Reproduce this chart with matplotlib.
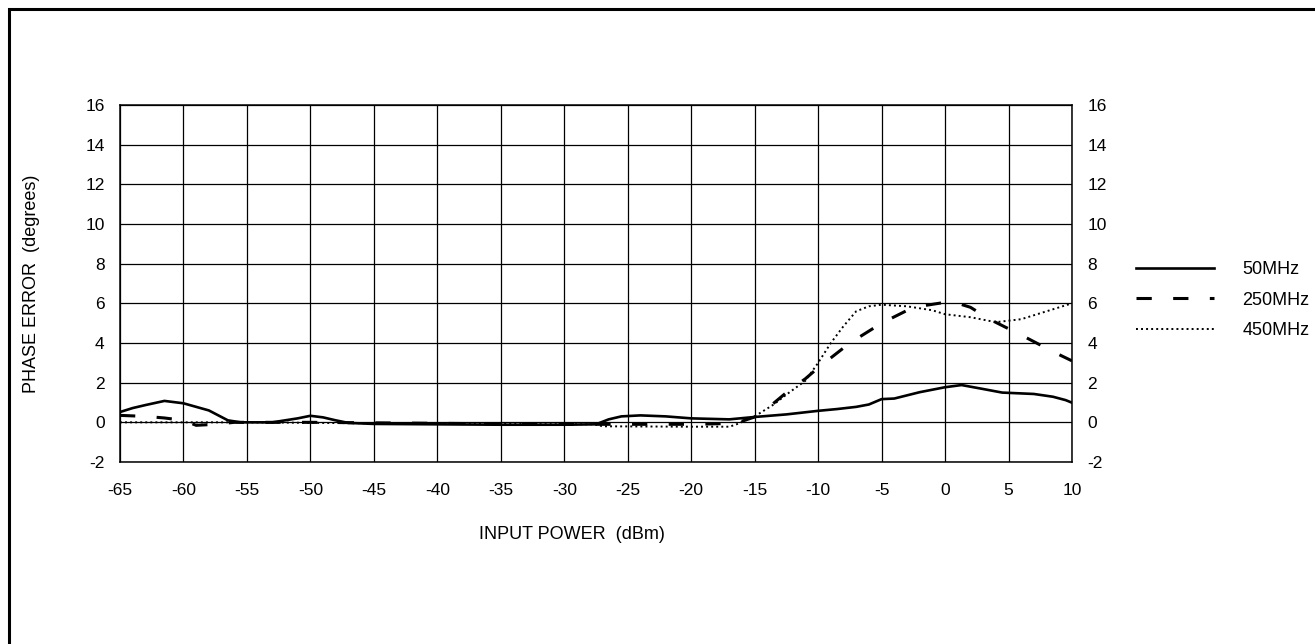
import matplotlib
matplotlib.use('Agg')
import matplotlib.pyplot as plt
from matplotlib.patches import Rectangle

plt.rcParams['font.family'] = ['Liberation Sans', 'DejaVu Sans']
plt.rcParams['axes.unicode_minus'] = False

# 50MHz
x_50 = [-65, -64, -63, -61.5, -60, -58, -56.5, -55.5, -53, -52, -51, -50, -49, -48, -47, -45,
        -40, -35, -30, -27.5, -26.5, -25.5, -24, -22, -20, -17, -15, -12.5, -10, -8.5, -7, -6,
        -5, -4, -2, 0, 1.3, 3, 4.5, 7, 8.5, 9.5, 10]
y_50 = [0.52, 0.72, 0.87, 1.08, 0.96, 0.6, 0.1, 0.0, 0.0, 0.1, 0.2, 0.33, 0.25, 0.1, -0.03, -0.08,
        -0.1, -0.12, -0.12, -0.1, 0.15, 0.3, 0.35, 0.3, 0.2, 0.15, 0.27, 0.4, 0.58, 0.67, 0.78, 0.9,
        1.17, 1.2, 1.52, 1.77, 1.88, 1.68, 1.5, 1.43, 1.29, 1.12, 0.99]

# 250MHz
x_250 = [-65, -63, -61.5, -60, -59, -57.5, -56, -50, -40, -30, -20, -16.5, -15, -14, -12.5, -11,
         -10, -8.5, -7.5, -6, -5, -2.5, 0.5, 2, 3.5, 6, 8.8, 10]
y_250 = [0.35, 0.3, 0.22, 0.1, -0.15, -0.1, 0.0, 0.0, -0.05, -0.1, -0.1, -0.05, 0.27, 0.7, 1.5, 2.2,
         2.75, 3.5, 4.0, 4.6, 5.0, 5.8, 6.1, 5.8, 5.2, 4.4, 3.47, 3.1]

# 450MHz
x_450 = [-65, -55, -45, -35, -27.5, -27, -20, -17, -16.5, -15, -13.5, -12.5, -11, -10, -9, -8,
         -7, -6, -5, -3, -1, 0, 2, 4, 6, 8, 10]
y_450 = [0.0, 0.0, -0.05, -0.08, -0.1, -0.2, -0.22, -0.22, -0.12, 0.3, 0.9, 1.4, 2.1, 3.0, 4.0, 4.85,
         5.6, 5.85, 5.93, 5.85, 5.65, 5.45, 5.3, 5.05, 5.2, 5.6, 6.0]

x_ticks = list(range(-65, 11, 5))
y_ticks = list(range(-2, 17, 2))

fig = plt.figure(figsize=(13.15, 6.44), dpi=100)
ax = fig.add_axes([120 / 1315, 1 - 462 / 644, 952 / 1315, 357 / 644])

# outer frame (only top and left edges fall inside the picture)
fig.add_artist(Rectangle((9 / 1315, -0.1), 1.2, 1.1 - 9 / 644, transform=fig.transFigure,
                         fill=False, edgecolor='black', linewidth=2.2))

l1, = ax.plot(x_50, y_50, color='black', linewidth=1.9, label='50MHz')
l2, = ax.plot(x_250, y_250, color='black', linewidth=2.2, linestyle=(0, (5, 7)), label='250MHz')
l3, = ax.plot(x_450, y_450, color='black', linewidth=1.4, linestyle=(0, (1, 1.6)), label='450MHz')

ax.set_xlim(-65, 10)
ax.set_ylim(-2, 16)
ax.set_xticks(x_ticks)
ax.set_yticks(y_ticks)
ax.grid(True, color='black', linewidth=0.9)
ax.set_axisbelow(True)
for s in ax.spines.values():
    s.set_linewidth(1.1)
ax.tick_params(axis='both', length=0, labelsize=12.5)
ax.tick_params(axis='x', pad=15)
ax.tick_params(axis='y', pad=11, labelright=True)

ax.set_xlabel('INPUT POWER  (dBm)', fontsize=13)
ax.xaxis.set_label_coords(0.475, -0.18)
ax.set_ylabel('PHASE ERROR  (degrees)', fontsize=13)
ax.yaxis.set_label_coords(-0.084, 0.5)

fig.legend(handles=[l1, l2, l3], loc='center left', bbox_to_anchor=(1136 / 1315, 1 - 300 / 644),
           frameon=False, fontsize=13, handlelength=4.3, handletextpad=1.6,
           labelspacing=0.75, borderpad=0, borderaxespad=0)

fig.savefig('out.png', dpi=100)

####################

TASK TO COMPLETE
Repeat the listing in full and exactly. Do not include any images.

RESULT OF THIS EXERCISE
Reproduce this chart with matplotlib.
import matplotlib
matplotlib.use('Agg')
import matplotlib.pyplot as plt
from matplotlib.patches import Rectangle

plt.rcParams['font.family'] = ['Liberation Sans', 'DejaVu Sans']
plt.rcParams['axes.unicode_minus'] = False

# 50MHz
x_50 = [-65, -64, -63, -61.5, -60, -58, -56.5, -55.5, -53, -52, -51, -50, -49, -48, -47, -45,
        -40, -35, -30, -27.5, -26.5, -25.5, -24, -22, -20, -17, -15, -12.5, -10, -8.5, -7, -6,
        -5, -4, -2, 0, 1.3, 3, 4.5, 7, 8.5, 9.5, 10]
y_50 = [0.52, 0.72, 0.87, 1.08, 0.96, 0.6, 0.1, 0.0, 0.0, 0.1, 0.2, 0.33, 0.25, 0.1, -0.03, -0.08,
        -0.1, -0.12, -0.12, -0.1, 0.15, 0.3, 0.35, 0.3, 0.2, 0.15, 0.27, 0.4, 0.58, 0.67, 0.78, 0.9,
        1.17, 1.2, 1.52, 1.77, 1.88, 1.68, 1.5, 1.43, 1.29, 1.12, 0.99]

# 250MHz
x_250 = [-65, -63, -61.5, -60, -59, -57.5, -56, -50, -40, -30, -20, -16.5, -15, -14, -12.5, -11,
         -10, -8.5, -7.5, -6, -5, -2.5, 0.5, 2, 3.5, 6, 8.8, 10]
y_250 = [0.35, 0.3, 0.22, 0.1, -0.15, -0.1, 0.0, 0.0, -0.05, -0.1, -0.1, -0.05, 0.27, 0.7, 1.5, 2.2,
         2.75, 3.5, 4.0, 4.6, 5.0, 5.8, 6.1, 5.8, 5.2, 4.4, 3.47, 3.1]

# 450MHz
x_450 = [-65, -55, -45, -35, -27.5, -27, -20, -17, -16.5, -15, -13.5, -12.5, -11, -10, -9, -8,
         -7, -6, -5, -3, -1, 0, 2, 4, 6, 8, 10]
y_450 = [0.0, 0.0, -0.05, -0.08, -0.1, -0.2, -0.22, -0.22, -0.12, 0.3, 0.9, 1.4, 2.1, 3.0, 4.0, 4.85,
         5.6, 5.85, 5.93, 5.85, 5.65, 5.45, 5.3, 5.05, 5.2, 5.6, 6.0]

x_ticks = list(range(-65, 11, 5))
y_ticks = list(range(-2, 17, 2))

fig = plt.figure(figsize=(13.15, 6.44), dpi=100)
ax = fig.add_axes([120 / 1315, 1 - 462 / 644, 952 / 1315, 357 / 644])

# outer frame (only top and left edges fall inside the picture)
fig.add_artist(Rectangle((9 / 1315, -0.1), 1.2, 1.1 - 9 / 644, transform=fig.transFigure,
                         fill=False, edgecolor='black', linewidth=2.2))

l1, = ax.plot(x_50, y_50, color='black', linewidth=1.9, label='50MHz')
l2, = ax.plot(x_250, y_250, color='black', linewidth=2.2, linestyle=(0, (5, 7)), label='250MHz')
l3, = ax.plot(x_450, y_450, color='black', linewidth=1.4, linestyle=(0, (1, 1.6)), label='450MHz')

ax.set_xlim(-65, 10)
ax.set_ylim(-2, 16)
ax.set_xticks(x_ticks)
ax.set_yticks(y_ticks)
ax.grid(True, color='black', linewidth=0.9)
ax.set_axisbelow(True)
for s in ax.spines.values():
    s.set_linewidth(1.1)
ax.tick_params(axis='both', length=0, labelsize=12.5)
ax.tick_params(axis='x', pad=15)
ax.tick_params(axis='y', pad=11, labelright=True)

ax.set_xlabel('INPUT POWER  (dBm)', fontsize=13)
ax.xaxis.set_label_coords(0.475, -0.18)
ax.set_ylabel('PHASE ERROR  (degrees)', fontsize=13)
ax.yaxis.set_label_coords(-0.084, 0.5)

fig.legend(handles=[l1, l2, l3], loc='center left', bbox_to_anchor=(1136 / 1315, 1 - 300 / 644),
           frameon=False, fontsize=13, handlelength=4.3, handletextpad=1.6,
           labelspacing=0.75, borderpad=0, borderaxespad=0)

fig.savefig('out.png', dpi=100)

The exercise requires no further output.